Obama’s former body man Reggie Love is out promoting his new book about his time with Barack Obama on the campaign trail and in the White House.
Love says Obama trusted him because he was black.
So, who’s the racist?
In the book Reggie Love says he feared he was acting too white, “I struggled with the fear that I was a cliche seen by my peers as a black guy who acted white.”
9 News reported:
One bond between Obama and Love was their mutual obsession with basketball. Another were the lessons Obama taught Love about negotiating a largely white world as a black man.
“I always said to the president, the candidate, ‘You had more exposure to it than I did because your mom’s white. You’re half-white, so you’re one step ahead of me,” Love, now 32, told Capital Download. “The one thing he said to me was, ‘When people look at me, they don’t see a mixed guy.
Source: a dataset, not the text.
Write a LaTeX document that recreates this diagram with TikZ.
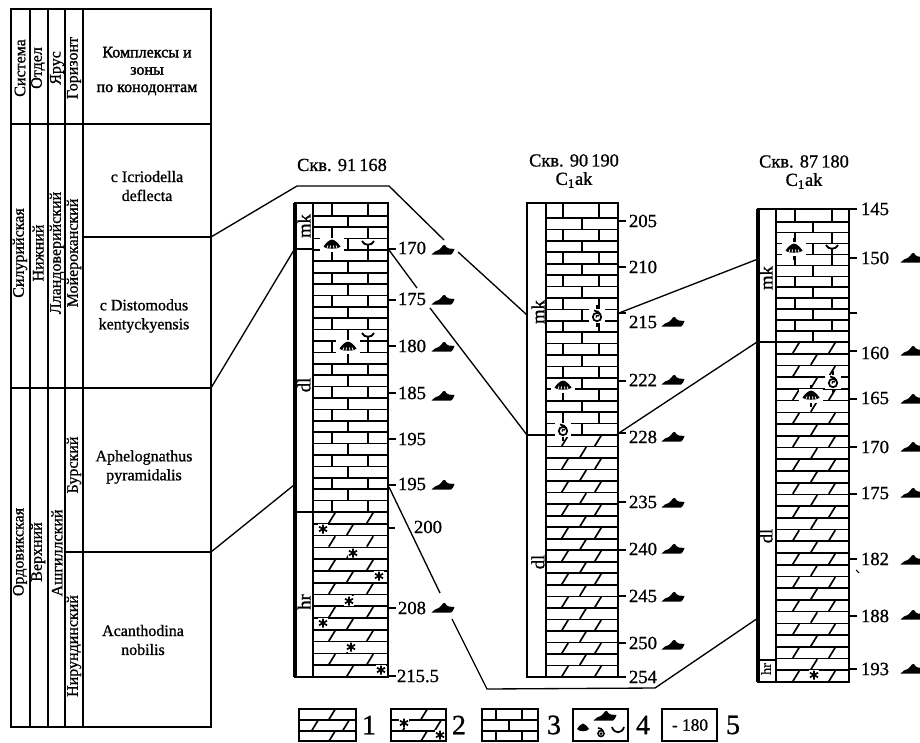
\documentclass[tikz,border=0pt]{standalone}
\usepackage{fontspec}
\setmainfont{Liberation Serif}
\newfontfamily\thk{Liberation Serif}[FakeBold=0.9]
\newfontfamily\thkk{Liberation Serif}[FakeBold=1.8]
\tikzset{
  x=0.75pt,y=-0.75pt,
  tabthick/.style={line width=2.1pt},
  tabthin/.style={line width=1.4pt},
  frame/.style={line width=1.6pt},
  frameb/.style={line width=1.9pt},
  framel/.style={line width=2.5pt},
  pat/.style={line width=1.25pt},
  conn/.style={line width=1pt},
  rot/.style={rotate=90,inner sep=0pt,font=\fontsize{12}{12}\selectfont\thk},
  zone/.style={inner sep=0pt,align=center,font=\fontsize{12}{14.2}\selectfont\thk},
  zonehead/.style={inner sep=0pt,align=center,font=\fontsize{12}{13}\selectfont\thkk},
  lab/.style={inner sep=0pt,font=\fontsize{14}{14}\selectfont\thk},
  ttl/.style={inner sep=0pt,align=center,font=\fontsize{13.8}{13.8}\selectfont\thk},
  leg/.style={inner sep=0pt,font=\fontsize{21}{21}\selectfont\thk},
  layerlab/.style={rotate=90,inner sep=0pt,font=\fontsize{14}{14}\selectfont\thk},
  tick/.style={line width=1.2pt},
}
\tikzset{
  oilmark/.pic={\fill (-11.5,4.5) -- (-8,1.5) .. controls (-5,0.5) and (-3,-0.5) .. (-2,-2) .. controls (-1,-4.5) and (1,-5.5) .. (2,-5) .. controls (3,-3) and (4,-2) .. (6,-1.5) -- (11.5,-1) -- (10,2.5) -- (8,4.5) -- cycle;},
  fan/.pic={\fill[white] (-12,-7) rectangle (12,7);
    \draw[pat] (0,-11) -- (0,-7) (0,7) -- (0,11);
    \fill (0,-5.5) .. controls (3,-5) and (6,-2) .. (8.5,1.5) .. controls (6,4.5) and (-6,4.5) .. (-8.5,1.5) .. controls (-6,-2) and (-3,-5) .. (0,-5.5) -- cycle;
    \draw[white,line width=0.6pt] (-5,3) -- (-4,0.5) (-2,3.7) -- (-1.5,0.5) (2,3.7) -- (1.5,0.5) (5,3) -- (4,0.5);},
  cup/.pic={\fill[white] (-7,-5) rectangle (7,3);
    \draw[line width=1.4pt] (-6,-4) .. controls (-4,1) and (4,1) .. (6,-4);
    \draw[line width=1.4pt] (0,-1) -- (0,11);},
  snail/.pic={\fill[white] (-8,-7) rectangle (8,7);
    \draw[line width=1.3pt] (0,1) circle (4.2);
    \draw[line width=1.3pt] (3.6,-1) .. controls (3,-4) and (0,-5) .. (-3,-5.5);
    \draw[line width=1pt] (2,0) .. controls (1,-1.5) and (-1.5,-0.5) .. (-1,1.5);
    \draw[pat] (0,-11) -- (0,-7) (0,7) -- (0,11);},
  star/.pic={\fill[white] (-5,-5) rectangle (5,5);
    \draw[line width=1.3pt] (0,-4.5) -- (0,4.5) (-4,-2.3) -- (4,2.3) (-4,2.3) -- (4,-2.3);},
}
\newcommand{\brickcol}[9]{%
  \pgfmathsetmacro\dd{(#5-#4)/#6}%
  \draw[pat] (#7,#3) -- (#7,#4) (#8,#3) -- (#8,#4);%
  \draw[pat] (#1,#4) -- (#2,#4);%
  \foreach \i in {1,...,#6}{%
    \pgfmathsetmacro\ya{#4+(\i-1)*\dd}%
    \pgfmathsetmacro\yb{#4+\i*\dd}%
    \draw[pat] (#1,\yb) -- (#2,\yb);%
    \ifodd\i \draw[pat] (#9,\ya) -- (#9,\yb);%
    \else \draw[pat] (#7,\ya) -- (#7,\yb) (#8,\ya) -- (#8,\yb);\fi
  }}
\newcommand{\slantcol}[9]{%
  \pgfmathsetmacro\dd{(#4-#3)/#5}%
  \foreach \i in {1,...,#5}{%
    \pgfmathsetmacro\ya{#3+(\i-1)*\dd}%
    \pgfmathsetmacro\yb{#3+\i*\dd}%
    \pgfmathsetmacro\ym{(\ya+\yb)/2}%
    \draw[pat] (#1,\yb) -- (#2,\yb);%
    \ifodd\numexpr\i+#9\relax
      \draw[pat] (#8,\ym) ++(-3.2,5.2) -- ++(6.4,-10.4);%
    \else
      \draw[pat] (#6,\ym) ++(-3.2,5.2) -- ++(6.4,-10.4);%
      \draw[pat] (#7,\ym) ++(-3.2,5.2) -- ++(6.4,-10.4);%
    \fi
  }}
\begin{document}
\begin{tikzpicture}
\fill[white] (0,0) rectangle (920,742);
\useasboundingbox (0,0) rectangle (920,742);
\clip (0,0) rectangle (920,742);
% ---- table
\draw[tabthin] (11,124) -- (211,124) (11,388) -- (211,388) (83,237) -- (211,237) (65,552) -- (211,552);
\draw[tabthin] (30,9) -- (30,727) (48,9) -- (48,727) (65,9) -- (65,727) (83,9) -- (83,727);
\draw[tabthick] (11,9) rectangle (211,727);
\node[rot] (h1) at (20,68) {Система};
\node[rot] (h2) at (38,68) {Отдел};
\node[rot] (h3) at (57,68) {Ярус};
\node[rot] (h4) at (74,68) {Горизонт};
\node[zonehead] (h5) at (147,71) {Комплексы и\\зоны\\по конодонтам};
\node[rot] (s1) at (20,253) {Силурийская};
\node[rot] (s2) at (38,253) {Нижний};
\node[rot] (s3) at (57,253) {Лландоверийский};
\node[rot] (s4) at (74,253) {Мойероканский};
\node[rot] (o1) at (20,552) {Ордовикская};
\node[rot] (o2) at (38,552) {Верхний};
\node[rot] (o3) at (57,553) {Ашгиллский};
\node[rot] (o4) at (74,465) {Бурский};
\node[rot] (o5) at (74,646) {Нирундинский};
\node[zone] (z1) at (147,186) {с Icriodella\\deflecta};
\node[zone] (z2) at (144,316) {с Distomodus\\kentyckyensis};
\node[zone] (z3) at (144,467) {Aphelognathus\\pyramidalis};
\node[zone] (z4) at (143,640) {Acanthodina\\nobilis};
% ---- patterns
\brickcol{313}{388}{203}{215.7}{512}{26}{332}{368}{348}
\slantcol{313}{388}{512}{677}{14}{332}{370}{350}{1}
\brickcol{546}{618}{203}{218}{435}{19}{563}{599}{582}
\slantcol{546}{618}{435}{677}{21}{565}{598}{583}{1}
\brickcol{776}{849}{209}{221.7}{342}{11}{795}{832}{813}
\slantcol{776}{849}{342}{682}{29}{796}{832}{814}{1}
% ---- column frames
\draw[frameb] (295,203) rectangle (388,677);
\draw[framel] (295,203) -- (295,677);
\draw[frame] (313,203) -- (313,677);
\draw[tabthin] (295,249) -- (313,249) (295,512) -- (313,512);
\draw[frameb] (527,203) rectangle (618,677);
\draw[frame] (546,203) -- (546,677);
\draw[tabthin] (527,435) -- (546,435);
\draw[frameb] (758,209) rectangle (849,682);
\draw[framel] (758,209) -- (758,682);
\draw[frame] (776,209) -- (776,682);
\draw[tabthin] (758,342) -- (776,342);
\draw[tabthin] (760,660) -- (776,660);
% ---- layer labels
\node[layerlab] (k1) at (304,226) {mk};
\node[layerlab] (k2) at (304,385) {dl};
\node[layerlab] (k3) at (304,602) {hr};
\node[layerlab] (k4) at (538,312) {mk};
\node[layerlab] (k5) at (538,562) {dl};
\node[layerlab] (k6) at (766,278) {mk};
\node[layerlab] (k7) at (766,536) {dl};
\node[layerlab,font=\fontsize{10.5}{10.5}\selectfont\thk] (k8) at (766,669) {hr};
% ---- fossils
\pic at (332,245) {fan};
\pic at (368,245) {cup};
\pic at (348,347) {fan};
\pic at (368,337) {cup};
\pic at (597,316) {snail};
\pic at (563,386) {fan};
\pic at (563,430) {snail};
\pic at (794,249) {fan};
\pic at (832,249) {cup};
\pic at (833,382) {snail};
\pic at (811,396) {fan};
\pic at (323,529) {star};
\pic at (353,553) {star};
\pic at (379,576) {star};
\pic at (349,601) {star};
\pic at (323,623) {star};
\pic at (351,647) {star};
\pic at (381,670) {star};
\pic at (814,675) {star};
% ---- titles
\node[ttl] (t1) at (342,165) {Скв. 91\,168};
\node[ttl] (t2) at (574,171) {Скв. 90\,190\\C\textsubscript{1}ak};
\node[ttl] (t3) at (804,172) {Скв. 87\,180\\C\textsubscript{1}ak};
% ---- depth labels
\foreach \y/\ly/\t in {249/248/170,300/299/175,346/346/180,393/393/185,439/439/195,485/484/195,608/608/208}
  {\draw[tick] (388,\y) -- (396,\y);
   \node[lab] (a\y) at (412,\ly) {\t};}
\draw[tick] (389,528) -- (395,528);
\node[lab] (a528) at (428,527) {200};
\draw[tick] (388,676) -- (396,676);
\node[lab] (a676) at (418,676) {215.5};
\foreach \y/\ly/\t in {221/221/205,267/267/210,313/322/215,381/380/222,433/437/228,502/502/235,550/549/240,596/596/245,643/643/250,677/677/254}
  {\draw[tick] (618,\y) -- (626,\y);
   \node[lab] (b\y) at (643,\ly) {\t};}
\foreach \y/\ly/\t in {209/209/145,258/258/150,351/353/160,399/398/165,447/447/170,494/493/175,559/559/182,616/616/188,669/669/193}
  {\draw[tick] (849,\y) -- (857,\y);
   \node[lab] (c\y) at (875,\ly) {\t};}
\draw[tick] (849,313) -- (857,313);
\draw[line width=0.8pt] (856,570) -- (859,573);
% ---- oil marks
\foreach \y in {250,300,347,396,485,608} \pic at (443,\y) {oilmark};
\foreach \y in {322,380,437,503,549,597,645} \pic at (673,\y) {oilmark};
\foreach \y in {258,351,399,447,493,560,615,669} \pic at (912,\y) {oilmark};
% ---- connectors
\coordinate (zA) at (211,237);
\coordinate (zB) at (211,388);
\coordinate (zC) at (211,552);
\coordinate (aTop1) at (297,186);
\coordinate (aTop2) at (389,186);
\coordinate (aGap1) at (444,240);
\coordinate (aGap2) at (458,252);
\coordinate (bMk) at (527,315);
\coordinate (bDl) at (527,435);
\coordinate (aMk) at (294,250);
\coordinate (aDl) at (294,485);
\coordinate (aR1) at (389,250);
\coordinate (cGap1) at (417,288);
\coordinate (cGap2) at (430,308);
\coordinate (aR2) at (389,487);
\coordinate (eGap1) at (440,593);
\coordinate (eGap2) at (452,619);
\coordinate (eB1) at (487,689);
\coordinate (eB2) at (655,688);
\coordinate (cBot) at (758,618);
\coordinate (bR1) at (619,313);
\coordinate (cMk) at (758,259);
\coordinate (bR2) at (619,433);
\coordinate (cDl) at (757,342);
\draw[conn] (zA) -- (aTop1) -- (aTop2) -- (aGap1);
\draw[conn] (aGap2) -- (bMk);
\draw[conn] (zB) -- (aMk);
\draw[conn] (zC) -- (aDl);
\draw[conn] (aR1) -- (cGap1);
\draw[conn] (cGap2) -- (bDl);
\draw[conn] (aR2) -- (eGap1);
\draw[conn] (eGap2) -- (eB1) -- (eB2) -- (cBot);
\draw[conn] (bR1) -- (cMk);
\draw[conn] (bR2) -- (cDl);
% ---- legend
\begin{scope}
\clip (299,709) rectangle (356,741);
\slantcol{299}{356}{709}{741.6}{3}{315}{346}{332}{0}
\end{scope}
\draw[frame] (299,709) rectangle (356,741);
\node[leg] (l1) at (369,725) {1};
\begin{scope}
\clip (391,709) rectangle (446,741);
\slantcol{391}{446}{709}{741.6}{3}{406}{438}{424}{0}
\end{scope}
\pic at (404,723) {star};
\pic at (440,735) {star};
\draw[frame] (391,709) rectangle (446,741);
\node[leg] (l2) at (459,725) {2};
\draw[pat] (482,720) -- (538,720) (482,731) -- (538,731);
\draw[pat] (496,709) -- (496,720) (522,709) -- (522,720) (509,720) -- (509,731) (496,731) -- (496,741) (522,731) -- (522,741);
\draw[frame] (482,709) rectangle (538,741);
\node[leg] (l3) at (554,725) {3};
\draw[frame] (573,709) rectangle (628,741);
\pic at (605,716) {oilmark};
\fill (583,723.5) .. controls (585,724) and (587,726) .. (589,729) .. controls (587,732) and (579,732) .. (577,729) .. controls (579,726) and (581,724) .. (583,723.5) -- cycle;
\draw[line width=1.2pt] (601,733.5) circle (3);
\fill (601,733.5) circle (1.5);
\draw[line width=1.2pt] (603,731) .. controls (602.5,729) and (600,728) .. (598,728);
\draw[line width=1.3pt] (612,727) .. controls (614,734) and (622,734) .. (624,727);
\node[leg] (l4) at (643,725) {4};
\draw[frame] (662,709) rectangle (717,741);
\node[lab,font=\fontsize{13}{13}\selectfont\thk] (l5t) at (690,725) {- 180};
\node[leg] (l5) at (733,725) {5};
\end{tikzpicture}
\end{document}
They see a black man.’ ”
Once in the White House, Love says, race was one reason the president continued to lean on him. “No matter what, he knew he could trust me,” he writes. “Beyond that, I was the only other brother working on the first floor of the West Wing, in the bubble every day.” Given the demographics of the country’s most powerful places, he says, it was hardly surprising there were no other black men in the inner White House circle.
When they were on the road, many people “assumed I was the security guy,” Love writes. “He’s tall. He’s black. He must be security. … I always responded with some variation of ‘No, you want the old, white, Clint Eastwood-looking dude over there,’ ” directing them to the nearest Secret Service agent.
Couldn’t the assumption simply have been made because he was regularly physically near the President in a suit, not because of skin color? Most of the Secret Service agents are not black, not old, and not necessarily tall.